Code that draws figures:
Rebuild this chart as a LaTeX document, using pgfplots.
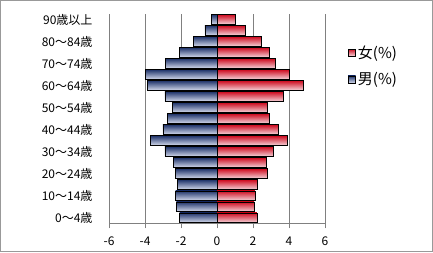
\documentclass[border=0pt]{standalone}
\usepackage{fontspec}
\setmainfont{Noto Sans CJK JP}
\usepackage{pgfplots}
\pgfplotsset{compat=1.18}
\definecolor{mtop}{RGB}{34,54,108}
\definecolor{mbot}{RGB}{214,220,238}
\definecolor{ftop}{RGB}{206,14,34}
\definecolor{fbot}{RGB}{246,214,220}
\begin{document}
\begin{tikzpicture}[x=1pt,y=1pt]
\useasboundingbox (0,0) rectangle (433,252);
\draw[gray!80, line width=1pt] (0.5,0.5) rectangle (432.5,251.5);
\begin{axis}[
  at={(109pt,28.7pt)}, anchor=south west,
  scale only axis, width=216pt, height=209.3pt,
  xmin=-6, xmax=6, ymin=-0.5, ymax=18.5,
  xtick={-6,-4,-2,0,2,4,6},
  xticklabels={-6,-4,-2,0,2,4,6},
  ytick={0,2,4,6,8,10,12,14,16,18},
  yticklabels={0～4歳,10～14歳,20～24歳,30～34歳,40～44歳,50～54歳,60～64歳,70～74歳,80～84歳,90歳以上},
  axis x line*=bottom, axis y line*=left,
  axis line style={gray, -},
  xmajorgrids, grid style={gray, line width=0.6pt},
  tick align=outside, major tick length=5pt,
  xtick style={draw=gray},
  ytick style={draw=none},
  extra x ticks={0}, extra x tick labels={},
  extra x tick style={grid style={black, line width=0.8pt}, major tick length=0pt},
  tick label style={font=\fontsize{12}{14}\selectfont},
  yticklabel style={xshift=-8pt},
  xticklabel style={yshift=-5pt},
  xbar, bar width=0.88, bar shift=0pt,
  fbar/.style={draw=black, line width=0.8pt, top color=ftop, bottom color=fbot},
  mbar/.style={draw=black, line width=0.8pt, top color=mtop, bottom color=mbot},
  legend style={draw=none, fill=none, at={(1.105,0.86)}, anchor=north west,
    font=\fontsize{15}{17}\selectfont, row sep=9pt, inner sep=0pt,
    nodes={inner sep=2pt},
    legend cell align=left},
  legend image code/.code={\draw[#1,draw=black,line width=0.6pt] (0pt,-3.5pt) rectangle (7.5pt,3.5pt);},
]
% female (%), one bar per age group
\addplot[fbar] coordinates {(2.22,0)};
\addlegendentry{女(\%)}
\addplot[fbar,forget plot] coordinates {(2.06,1)};
\addplot[fbar,forget plot] coordinates {(2.11,2)};
\addplot[fbar,forget plot] coordinates {(2.26,3)};
\addplot[fbar,forget plot] coordinates {(2.78,4)};
\addplot[fbar,forget plot] coordinates {(2.76,5)};
\addplot[fbar,forget plot] coordinates {(3.15,6)};
\addplot[fbar,forget plot] coordinates {(3.89,7)};
\addplot[fbar,forget plot] coordinates {(3.39,8)};
\addplot[fbar,forget plot] coordinates {(2.93,9)};
\addplot[fbar,forget plot] coordinates {(2.78,10)};
\addplot[fbar,forget plot] coordinates {(3.67,11)};
\addplot[fbar,forget plot] coordinates {(4.78,12)};
\addplot[fbar,forget plot] coordinates {(4.00,13)};
\addplot[fbar,forget plot] coordinates {(3.26,14)};
\addplot[fbar,forget plot] coordinates {(2.89,15)};
\addplot[fbar,forget plot] coordinates {(2.48,16)};
\addplot[fbar,forget plot] coordinates {(1.59,17)};
\addplot[fbar,forget plot] coordinates {(1.04,18)};
% male (%), one bar per age group
\addplot[mbar] coordinates {(-2.08,0)};
\addlegendentry{男(\%)}
\addplot[mbar,forget plot] coordinates {(-2.26,1)};
\addplot[mbar,forget plot] coordinates {(-2.30,2)};
\addplot[mbar,forget plot] coordinates {(-2.19,3)};
\addplot[mbar,forget plot] coordinates {(-2.30,4)};
\addplot[mbar,forget plot] coordinates {(-2.41,5)};
\addplot[mbar,forget plot] coordinates {(-2.89,6)};
\addplot[mbar,forget plot] coordinates {(-3.69,7)};
\addplot[mbar,forget plot] coordinates {(-3.00,8)};
\addplot[mbar,forget plot] coordinates {(-2.74,9)};
\addplot[mbar,forget plot] coordinates {(-2.47,10)};
\addplot[mbar,forget plot] coordinates {(-2.89,11)};
\addplot[mbar,forget plot] coordinates {(-3.86,12)};
\addplot[mbar,forget plot] coordinates {(-3.97,13)};
\addplot[mbar,forget plot] coordinates {(-2.86,14)};
\addplot[mbar,forget plot] coordinates {(-2.08,15)};
\addplot[mbar,forget plot] coordinates {(-1.30,16)};
\addplot[mbar,forget plot] coordinates {(-0.67,17)};
\addplot[mbar,forget plot] coordinates {(-0.33,18)};
\end{axis}
\end{tikzpicture}
\end{document}
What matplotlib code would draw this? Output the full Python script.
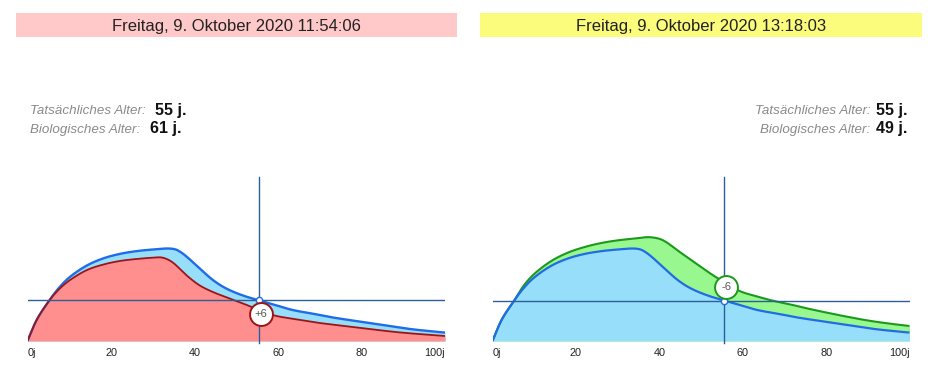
import numpy as np
import matplotlib
matplotlib.use("Agg")
import matplotlib.pyplot as plt
from matplotlib.patches import Rectangle
from matplotlib.transforms import offset_copy

plt.rcParams['font.family'] = ['Liberation Sans', 'DejaVu Sans']

# ---------------- data ----------------
headers = ["Freitag, 9. Oktober 2020 11:54:06", "Freitag, 9. Oktober 2020 13:18:03"]
actual_ages = [55, 55]            # shown in the text
actual_ages_exact = [55.4, 55.6]  # position of the cross-hair
bio_ages = [61, 49]
label_actual = "Tatsächliches Alter:"
label_bio = "Biologisches Alter:"
tick_pos = [0, 20, 40, 60, 80, 100]
tick_labels = ["0j", "20", "40", "60", "80", "100j"]

# reference (ideal) curve, shown blue in both panels
blue_age = [0, 2.15, 5.2, 7.5, 10, 14, 18, 22, 26, 30, 33.5, 35.5, 37, 38.5,
            41, 44.4, 47.6, 51.6, 55.4, 59.6, 63.5, 69, 73, 77, 81, 85, 89, 93, 100]
blue_val = [0, 20.7, 40.4, 53, 63.5, 75, 82.4, 87, 89.8, 91.5, 92.5, 91.5, 88,
            83, 73.5, 61, 52.5, 45.5, 40.7, 35.7, 31, 26.8, 23.6, 21, 18.5, 16,
            13.5, 11.3, 8.4]

# biological curve, left panel (older: red)
red_age = [0, 2.15, 5.2, 7.5, 10.1, 14.1, 18.1, 22.1, 26.1, 30, 32.4, 34.8,
           38, 41.2, 44.4, 47.6, 51.6, 54, 58.8, 63.5, 69.1, 73.1, 81.1, 89.1, 100]
red_val = [0, 20.7, 40.4, 51.5, 60.7, 70.7, 76.4, 80, 82, 83.3, 83.3, 78.5,
           66, 55.7, 49, 43.8, 37.6, 33.4, 25.9, 22.2, 18.5, 16.4, 12.4, 8.6, 5]

# biological curve, right panel (younger: green)
green_age = [0, 2.15, 5.2, 7.5, 10.1, 14.1, 18.1, 22.1, 26.1, 30.1, 34.1, 37.7,
             40.9, 44.9, 48.9, 52.9, 59, 63, 67, 71, 75, 80, 85, 90, 95, 100]
green_val = [0, 21, 40.4, 55.5, 67.4, 80, 88.4, 94, 98, 100.7, 102.4, 103.8,
             100.7, 89, 77.4, 65.7, 50.5, 45, 40.5, 37, 33, 28.5, 24.3, 20.5,
             17.5, 15]


def smooth(x, y, xn):
    """Cubic Hermite curve through the points, finite-difference tangents."""
    x = np.asarray(x, float); y = np.asarray(y, float)
    h = np.diff(x); d = np.diff(y) / h
    m = np.zeros_like(y)
    m[1:-1] = (y[2:] - y[:-2]) / (x[2:] - x[:-2])
    m[0] = d[0]; m[-1] = d[-1]
    idx = np.clip(np.searchsorted(x, xn) - 1, 0, len(h) - 1)
    t = (xn - x[idx]) / h[idx]
    h00 = 2 * t**3 - 3 * t**2 + 1; h10 = t**3 - 2 * t**2 + t
    h01 = -2 * t**3 + 3 * t**2; h11 = t**3 - t**2
    return h00 * y[idx] + h10 * h[idx] * m[idx] + h01 * y[idx + 1] + h11 * h[idx] * m[idx + 1]


W, H = 940, 386
fig = plt.figure(figsize=(W / 100, H / 100), dpi=100)

def fx(px): return px / W
def fy(py): return 1 - py / H

BLUE_FILL = "#97DEFA"; BLUE_LINE = "#1F6BE8"
RED_FILL = "#FF8E8E"; RED_LINE = "#9E1414"
GREEN_FILL = "#98F78E"; GREEN_LINE = "#1A9A1A"
CROSS = "#2E5E9A"

panels = [
    dict(x0=27.5, x1=445.0, bar=(16, 457), bar_color="#FFC9C9",
         bio=(red_age, red_val), bio_fill=RED_FILL, bio_line=RED_LINE, older=True),
    dict(x0=492.5, x1=909.5, bar=(480, 922), bar_color="#FBFB7C",
         bio=(green_age, green_val), bio_fill=GREEN_FILL, bio_line=GREEN_LINE, older=False),
]

ybase, ytop = 341.0, 177.0
for i, p in enumerate(panels):
    # header bar
    bx0, bx1 = p['bar']
    fig.add_artist(Rectangle((fx(bx0), fy(37)), (bx1 - bx0) / W, 24 / H,
                             transform=fig.transFigure, facecolor=p['bar_color'],
                             edgecolor='none', zorder=0))
    fig.text(fx((bx0 + bx1) / 2), fy(30.5), headers[i], ha='center', va='baseline',
             fontsize=12, color='#222222')

    ax = fig.add_axes([fx(p['x0']), fy(ybase + 3), (p['x1'] - p['x0']) / W, (ybase + 3 - ytop) / H])
    ax.set_xlim(0, 100)
    ax.set_ylim(-3, ybase - ytop)
    ax.axis('off')

    xs = np.linspace(0, 100, 800)
    yb = smooth(blue_age, blue_val, xs)
    ya, yv = p['bio']
    yo = smooth(ya, yv, xs)
    if p['older']:
        ax.fill_between(xs, 0, yb, color=BLUE_FILL, lw=0, zorder=1)
        ax.fill_between(xs, 0, yo, color=p['bio_fill'], lw=0, zorder=2)
        ax.plot(xs, yb, color=BLUE_LINE, lw=1.7, zorder=3, solid_capstyle='butt')
        ax.plot(xs, yo, color=p['bio_line'], lw=1.3, zorder=4, solid_capstyle='butt')
    else:
        ax.fill_between(xs, 0, yo, color=p['bio_fill'], lw=0, zorder=1)
        ax.fill_between(xs, 0, yb, color=BLUE_FILL, lw=0, zorder=2)
        ax.plot(xs, yo, color=p['bio_line'], lw=1.5, zorder=3, solid_capstyle='butt')
        ax.plot(xs, yb, color=BLUE_LINE, lw=1.6, zorder=4, solid_capstyle='butt')

    age = actual_ages_exact[i]
    level = float(smooth(blue_age, blue_val, np.array([age]))[0])
    bio_level = float(smooth(ya, yv, np.array([age]))[0])
    ax.axhline(level, color=CROSS, lw=1.0, zorder=5)
    ax.plot([age, age], [-2, ybase - ytop], color=CROSS, lw=1.0, zorder=5, clip_on=False)
    ax.plot([age], [level], marker='o', ms=4.5, mfc='white', mec=BLUE_LINE, mew=1.0, zorder=7)
    # bubble sits slightly below the biological curve
    btr = offset_copy(ax.transData, fig=fig, x=1.5, y=-3.0, units='points')
    ax.plot([age], [bio_level], marker='o', ms=16.5, mfc='white', mec=p['bio_line'],
            mew=1.4, zorder=8, transform=btr)
    diff = bio_ages[i] - actual_ages[i]
    ax.text(age, bio_level, f"{diff:+d}", ha='center', va='center', fontsize=8,
            color='#555555', zorder=9, transform=btr)

    # tick labels
    for tp, tl in zip(tick_pos, tick_labels):
        ha = 'left' if tp == 0 else ('right' if tp == 100 else 'center')
        ax.text(tp, -11.5, tl, ha=ha, va='center', fontsize=7.8, color='#222222',
                clip_on=False)

    # age labels
    if i == 0:
        for yy, lab, val in [(114.5, label_actual, actual_ages[i]), (133.5, label_bio, bio_ages[i])]:
            t = fig.text(fx(30.5), fy(yy), lab, ha='left', va='baseline', fontsize=9.6,
                         style='italic', color='#8A8A8A')
            fig.canvas.draw()
            bb = t.get_window_extent()
            fig.text(bb.x1 / W + 9 / W, fy(yy), f"{val} j.", ha='left', va='baseline',
                     fontsize=11.5, fontweight='bold', color='#111111')
    else:
        for yy, lab, val in [(114.5, label_actual, actual_ages[i]), (133.5, label_bio, bio_ages[i])]:
            t = fig.text(fx(907), fy(yy), f"{val} j.", ha='right', va='baseline',
                         fontsize=11.5, fontweight='bold', color='#111111')
            fig.canvas.draw()
            bb = t.get_window_extent()
            fig.text(bb.x0 / W - 5 / W, fy(yy), lab, ha='right', va='baseline',
                     fontsize=9.6, style='italic', color='#8A8A8A')

fig.savefig("out.png", dpi=100)
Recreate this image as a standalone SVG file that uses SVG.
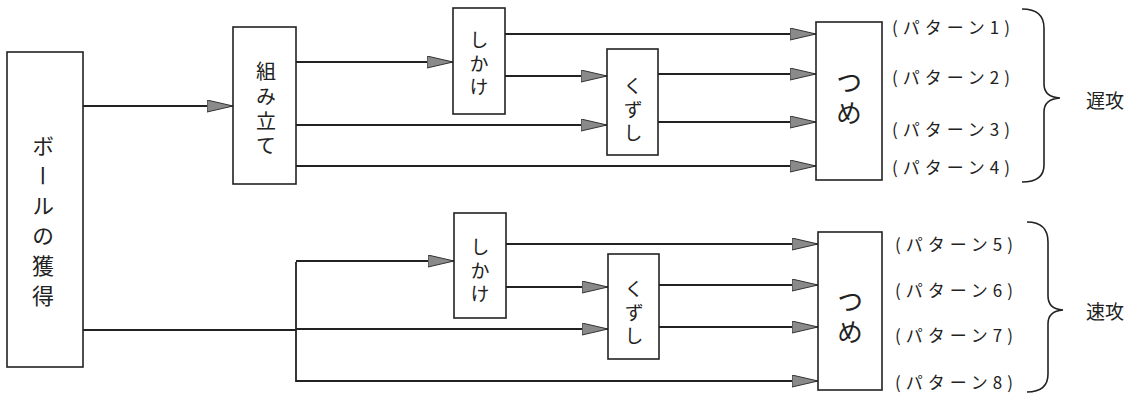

SHORT EXERCISE:
In the listing above, find the line containing "What matplotlib code" and the line containing "plt.rcParams['font.family'] = ['Liberation", then output those two lines and everything between them exactly as written, without the images.

ANSWER FOR THE TASK:
What matplotlib code would draw this? Output the full Python script.
import numpy as np
import matplotlib
matplotlib.use("Agg")
import matplotlib.pyplot as plt
from matplotlib.patches import Rectangle
from matplotlib.transforms import offset_copy

plt.rcParams['font.family'] = ['Liberation Sans', 'DejaVu Sans']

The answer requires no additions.